Myth: Female students can wear the headscarf in private universities in Turkey but not public universities.
Reality. There is variety of practice in BOTH PRIVATE AND PUBLIC UNIVERSITIES
A Private University where the Headscarf is Strictly Banned
I spent 9 years teaching in what is now Turkey’s largest private university (Google me if you want to find out which). Not a place I regret leaving, but that’s another story. When I started there in’97 there were students in the headscarf. However, the atmosphere was hardening after the February ’97 Postmodern/Indirect Coup against the Islamist Prime MinisterErbakan. The word kept coming from the Higher Education Council to harden the line. First religious women came in secular hats covering their hair, or a wig, to avoid the horror of exposing real hair to non-family members. Eventually security stopped allowing them onto campus.
A Public University where the Headscarf is Allowed.

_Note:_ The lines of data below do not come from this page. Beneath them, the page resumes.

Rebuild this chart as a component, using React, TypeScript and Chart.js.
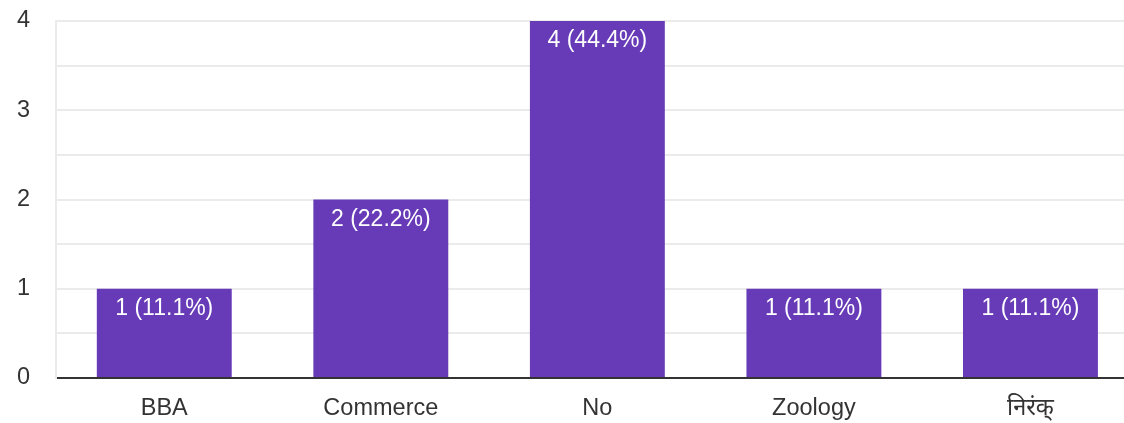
import React, { useEffect, useRef } from "react";
import { Chart, registerables } from "chart.js";

Chart.register(...registerables);

const categories = ["BBA", "Commerce", "No", "Zoology", "निरंक्"];
const counts = [1, 2, 4, 1, 1];
const percents = ["11.1%", "22.2%", "44.4%", "11.1%", "11.1%"];
const yTickLabels = ["0", "1", "2", "3", "4"];

const FONT = "'Liberation Sans', Arial, 'Noto Sans', sans-serif";

const barLabelPlugin = {
  id: "barLabels",
  afterDatasetsDraw(chart: any) {
    const ctx = chart.ctx;
    const meta = chart.getDatasetMeta(0);
    ctx.save();
    ctx.font = `23px ${FONT}`;
    ctx.fillStyle = "#ffffff";
    ctx.textAlign = "center";
    ctx.textBaseline = "alphabetic";
    meta.data.forEach((bar: any, i: number) => {
      ctx.fillText(`${counts[i]} (${percents[i]})`, bar.x, bar.y + 26);
    });
    ctx.restore();
  },
};

export default function App() {
  const ref = useRef<HTMLCanvasElement | null>(null);
  useEffect(() => {
    if (!ref.current) return;
    const chart = new Chart(ref.current, {
      type: "bar",
      data: {
        datasets: [
          {
            data: counts.map((v, i) => ({ x: i, y: v })) as any,
            backgroundColor: "#673ab7",
            borderWidth: 0,
            barPercentage: 0.623,
            categoryPercentage: 1,
          },
        ],
      },
      options: {
        animation: false,
        responsive: true,
        maintainAspectRatio: false,
        layout: { padding: { top: 21, right: 0, left: 0, bottom: 0 } },
        plugins: {
          legend: { display: false },
          tooltip: { enabled: false },
        },
        scales: {
          x: {
            type: "linear",
            offset: false,
            bounds: "ticks",
            min: -0.5,
            max: 4.432,
            afterBuildTicks: (scale: any) => {
              scale.ticks = categories.map((_, i) => ({ value: i }));
            },
            afterFit: (scale: any) => {
              scale.height = 45;
            },
            grid: { display: false, drawTicks: false, offset: false },
            border: { display: true, color: "#333333", width: 2 },
            ticks: {
              autoSkip: false,
              maxRotation: 0,
              padding: 16,
              color: "#333333",
              font: { size: 23.5, family: FONT },
              callback: (v: any) => categories[v as number] ?? "",
            },
          },
          y: {
            min: 0,
            max: 4,
            afterFit: (scale: any) => {
              scale.width = 56;
            },
            grid: {
              color: "#ebebeb",
              lineWidth: 2,
              drawTicks: true,
              tickLength: 26,
              tickColor: "rgba(0,0,0,0)",
            },
            border: { display: true, color: "#ebebeb", width: 2 },
            ticks: {
              stepSize: 0.5,
              padding: 0,
              color: "#333333",
              font: { size: 23.5, family: FONT },
              callback: (v: any) =>
                Number.isInteger(v) ? yTickLabels[v as number] : "",
            },
          },
        },
      },
      plugins: [barLabelPlugin],
    });
    return () => chart.destroy();
  }, []);
  return (
    <div
      style={{
        position: "fixed",
        left: 0,
        top: 0,
        width: 1124,
        height: 423,
        background: "#ffffff",
      }}
    >
      <canvas ref={ref} />
    </div>
  );
}
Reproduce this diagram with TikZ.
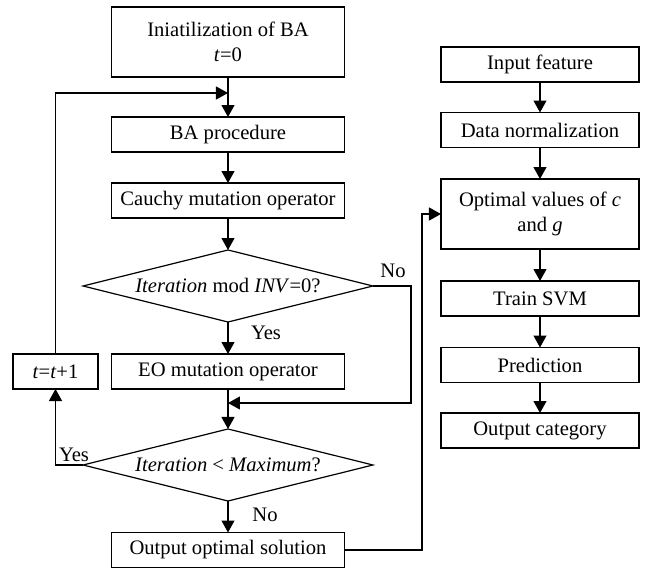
\documentclass[tikz,border=0pt]{standalone}
\usepackage{fontspec}
\setmainfont{Liberation Serif}
\usetikzlibrary{shapes.geometric,arrows.meta}

\begin{document}
\begin{tikzpicture}[
    x=0.5pt, y=-0.5pt,
    font=\fontsize{10.3}{12.5}\selectfont,
    line width=0.6pt,
    boxstyle/.style={
       rectangle, draw, minimum height=17.5pt,
       inner sep=2pt, outer sep=0pt, align=center
        },
    leftbox/.style={boxstyle, minimum width=116.5pt},
    rightbox/.style={boxstyle, minimum width=99pt},
    teststyle/.style={
       diamond, draw, aspect=4, inner sep=0pt,
       minimum width=145pt, minimum height=36pt, outer sep=0pt
        },
    arrowstyle/.style={-{Triangle[width=6.5pt,length=6pt]}}]

\useasboundingbox (0,0) rectangle (645,568);

% left column: bat algorithm
\node [leftbox, minimum height=35pt] (init) at (228,42) {Iniatilization of BA\\\textit{t}=0};
\node [leftbox] (ba) at (228,134.5) {BA procedure};
\node [leftbox] (cauchy) at (228,200.5) {Cauchy mutation operator};
\node [teststyle] (modtest) at (228,286) {\textit{Iteration} mod \textit{INV}=0?};
\node [leftbox] (eo) at (228,371.5) {EO mutation operator};
\node [boxstyle, minimum width=42.5pt] (tinc) at (55.5,371.5) {\textit{t}=\textit{t}+1};
\node [teststyle] (maxtest) at (228,465) {\textit{Iteration} < \textit{Maximum}?};
\node [leftbox] (out) at (228,550) {Output optimal solution};

\node (yes-1) at (266,333) {Yes};
\node (no-1) at (393,271) {No};
\node (yes-2) at (74,455) {Yes};
\node (no-2) at (265,515) {No};

\coordinate (loop) at (228,93);
\coordinate (merge) at (228,403);
\coordinate (noturn) at (411,403);
\coordinate (outturn) at (422,214);

% right column: svm
\node [rightbox] (feat) at (540,64.5) {Input feature};
\node [rightbox] (norm) at (540,130) {Data normalization};
\node [rightbox, minimum height=35pt] (opt) at (540,214) {Optimal values of \textit{c}\\and \textit{g}};
\node [rightbox] (svm) at (540,298.5) {Train SVM};
\node [rightbox] (pred) at (540,365) {Prediction};
\node [rightbox] (cat) at (540,430.5) {Output category};

\draw (init) -- (loop);
\draw [arrowstyle] (loop) -- (ba);
\draw [arrowstyle] (ba) -- (cauchy);
\draw [arrowstyle] (cauchy) -- (modtest);
\draw [arrowstyle] (modtest) -- (eo);
\draw [arrowstyle] (modtest.east) -| (noturn) -- (merge);
\draw (eo) -- (merge);
\draw [arrowstyle] (merge) -- (maxtest);
\draw [arrowstyle] (maxtest.west) -| (tinc.south);
\draw [arrowstyle] (tinc.north) |- (loop);
\draw [arrowstyle] (maxtest) -- (out);
\draw [arrowstyle] (out.east) -| (outturn) -- (opt.west);

\foreach [remember=\i as \j (initially feat)] \i in {norm,opt,svm,pred,cat} {
   \draw [arrowstyle] (\j) -- (\i);
 }
\end{tikzpicture}
\end{document}
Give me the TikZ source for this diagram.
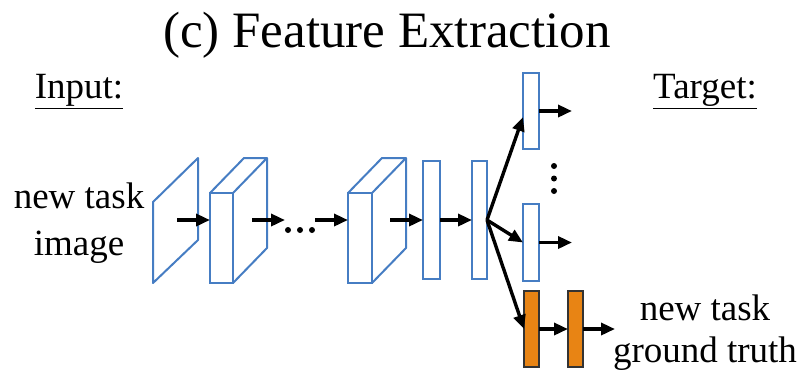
\documentclass[tikz,border=0pt]{standalone}
\usepackage{fontspec}
\setmainfont{Liberation Serif}
\usetikzlibrary{arrows.meta}
\definecolor{cblue}{RGB}{70,125,195}
\definecolor{corange}{RGB}{232,132,20}
\tikzset{
  blu/.style={draw=cblue, line width=1pt, fill=white, inner sep=0pt, outer sep=0pt},
  org/.style={draw=black!80, line width=1pt, fill=corange, inner sep=0pt, outer sep=0pt},
  arr/.style={-{Triangle[length=7pt,width=6pt]}, line width=1.7pt},
  lbl/.style={font=\fontsize{18.5}{23.5}\selectfont, inner sep=0pt, align=center},
  dotc/.style={fill=black, circle, inner sep=0pt, minimum size=3pt}
}
\begin{document}
\begin{tikzpicture}[x=0.5pt,y=-0.5pt]
\useasboundingbox (0,0) rectangle (804,372);
% texts
\node[lbl, anchor=base, font=\fontsize{25.5}{30}\selectfont] (title) at (387,47) {(c) Feature Extraction};
\node[lbl, anchor=base] (inp) at (79,98) {\underline{Input:}};
\node[lbl, anchor=base] (tgt) at (705,98) {\underline{Target:}};
\node[lbl, anchor=base] (nti) at (79,255) {new task\\image};
\node[lbl, anchor=base, font=\fontsize{18.5}{21}\selectfont] (ntg) at (705,362) {new task\\ground truth};
% input plane
\draw[cblue, line width=1pt, line join=round] (153,202) -- (198,158) -- (198,240) -- (153,283) -- cycle;
\coordinate (p1c) at (177,220);
% box 1
\node[blu, minimum width=11.5pt, minimum height=45pt] (b1) at (221.5,238) {};
\draw[cblue, line width=1pt, line join=round] (b1.north west) -- ++(34,-35) -- ++(23,0) -- (b1.north east)
  (b1.north east) ++(34,-35) -- ++(0,90) -- (b1.south east);
\coordinate (b1c) at (252,220);
% dots
\node[dotc] (d1) at (288,230) {};
\node[dotc] (d2) at (300,230) {};
\node[dotc] (d3) at (312,230) {};
\coordinate (dc) at (315,220);
\coordinate (de) at (285,220);
% box 2
\node[blu, minimum width=12pt, minimum height=45pt] (b2) at (360,238) {};
\draw[cblue, line width=1pt, line join=round] (b2.north west) -- ++(34,-35) -- ++(24,0) -- (b2.north east)
  (b2.north east) ++(34,-35) -- ++(0,90) -- (b2.south east);
\coordinate (b2c) at (390,220);
% bars
\node[blu, minimum width=8.5pt, minimum height=59pt] (f1) at (431.5,220) {};
\node[blu, minimum width=7.5pt, minimum height=59pt] (f2) at (479.5,220) {};
\node[blu, minimum width=8pt, minimum height=38pt] (ub) at (531,111) {};
\node[blu, minimum width=8pt, minimum height=38.5pt] (lb) at (531,242.5) {};
\node[org, minimum width=7.5pt, minimum height=38pt] (o1) at (531.5,329) {};
\node[org, minimum width=7.5pt, minimum height=38pt] (o2) at (575.5,329) {};
% vertical dots
\node[dotc] (v1) at (554,166) {};
\node[dotc] (v2) at (554,178.5) {};
\node[dotc] (v3) at (554,191) {};
% outputs
\coordinate (uo) at (572,111);
\coordinate (lo) at (572,242.5);
\coordinate (oo) at (615,329);
% arrows
\draw[arr] (p1c) -- (p1c -| b1.west);
\draw[arr] (b1c) -- (de);
\draw[arr] (dc) -- (dc -| b2.west);
\draw[arr] (b2c) -- (f1.west);
\draw[arr] (f1.east) -- (f2.west);
\draw[arr] (f2.east) -- ([yshift=-3pt]ub.west);
\draw[arr] (f2.east) -- (lb.west);
\draw[arr] (f2.east) -- (o1.west);
\draw[arr] (ub.east) -- (uo);
\draw[arr] (lb.east) -- (lo);
\draw[arr] (o1.east) -- (o2.west);
\draw[arr] (o2.east) -- (oo);
\end{tikzpicture}
\end{document}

Bosphorus University (for some reason they insist their international name is Boğaziçi which can’t even be spelled out without using the Turkish alphabet, I’m ignoring their stipulation). It’s well know that the headscarf is worn by students there. Cumhuriyet (Republic), the flagship of secularist republicanism has plastered pictures of the headscarved women over its pages with great horror. Bosphorus is not a little known institution. It has the highest entry grades of any university in Turkey and is the first choice for most students.
I could give other examples, but enough. Journalists, aren’t they wonderful? Do they ever check their claims?